The Washington Post looks at the spreading corruption scandal in Alaskan politics as local state politicians have been swept up in bribery charges since the FBI put a secret camera on an oil executive and his lobbyists. And they got loads of material to use at trial.
When the FBI came looking for corruption in Alaska politics, it found an excellent perch in Suite 604 of the Baranof Hotel in Juneau, the state capital. There, a profane septuagenarian named Bill Allen did business throughout a 2006 special session called to set taxes on the oil industry.
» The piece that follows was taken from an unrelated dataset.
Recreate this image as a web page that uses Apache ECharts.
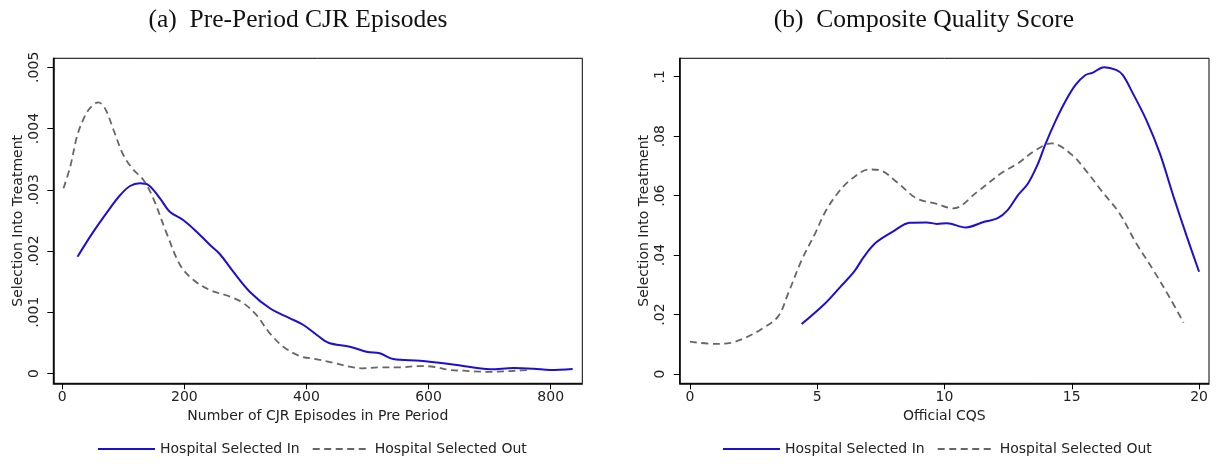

With hundred-dollar bills in his front pocket for ease of access when lawmakers turned up with their hands out, the oil-services company executive turned in a bravura performance before the pinhole camera that federal agents installed opposite his favorite chair.

"Let me count first here," Allen said, shushing a former statehouse speaker as he counted out a bribe in video footage entered as evidence in the lawmaker's September trial, one of several crowding the docket of the federal court here.

On another tape, Pete Kott, the former Republican speaker of the Alaska House of Representatives, crowed as he described beating back a tax bill opposed by oil companies. "I had to cheat, steal, beg, borrow and lie," Kott said. "Exxon's happy. BP's happy. I'll sell my soul to the devil."

"Well, that will stay in this room," one lobbyist said as a midnight session wound down.

It did not, of course. Since breaking into public view a year ago when federal agents raided lawmakers' offices and homes -- finding $32,200 neatly stacked in a closet of Kott's condo -- the federal probe has produced four indictments, three convictions, three guilty pleas and a rapt audience keen to see how high into Alaska's political hierarchy the rot reaches.

Officially, the scandal has remained confined to Juneau, where Alaska lawmakers had grown so accustomed to operating under the presumption of impropriety that several of them embroidered ball caps with the letters CBC, for "Corrupt Bastards Club." (An Anchorage coffeehouse now offers Corrupt Bastards Brew.) But with signs that the investigation is brushing against Alaska's lone congressman, Don Young (R), and its longtime and venerated senator Ted Stevens (R), residents of the Last Frontier are experiencing a rare spasm of soul-searching.
If the Feds have the goods on Young and Stevens, I hope they go to jail for a good long time. It's time that these politicians learned that longevity isn't protection against their corrupt ways.

1 comments:

cranium said...

Don't stop there! Check out Frank Gage and his wife. They work at the Office of Children's Services. The court even backed up their lies and condoned kidnapping! We're not giving up, they stole our baby boy, they need to be held accountable for their criminal actions.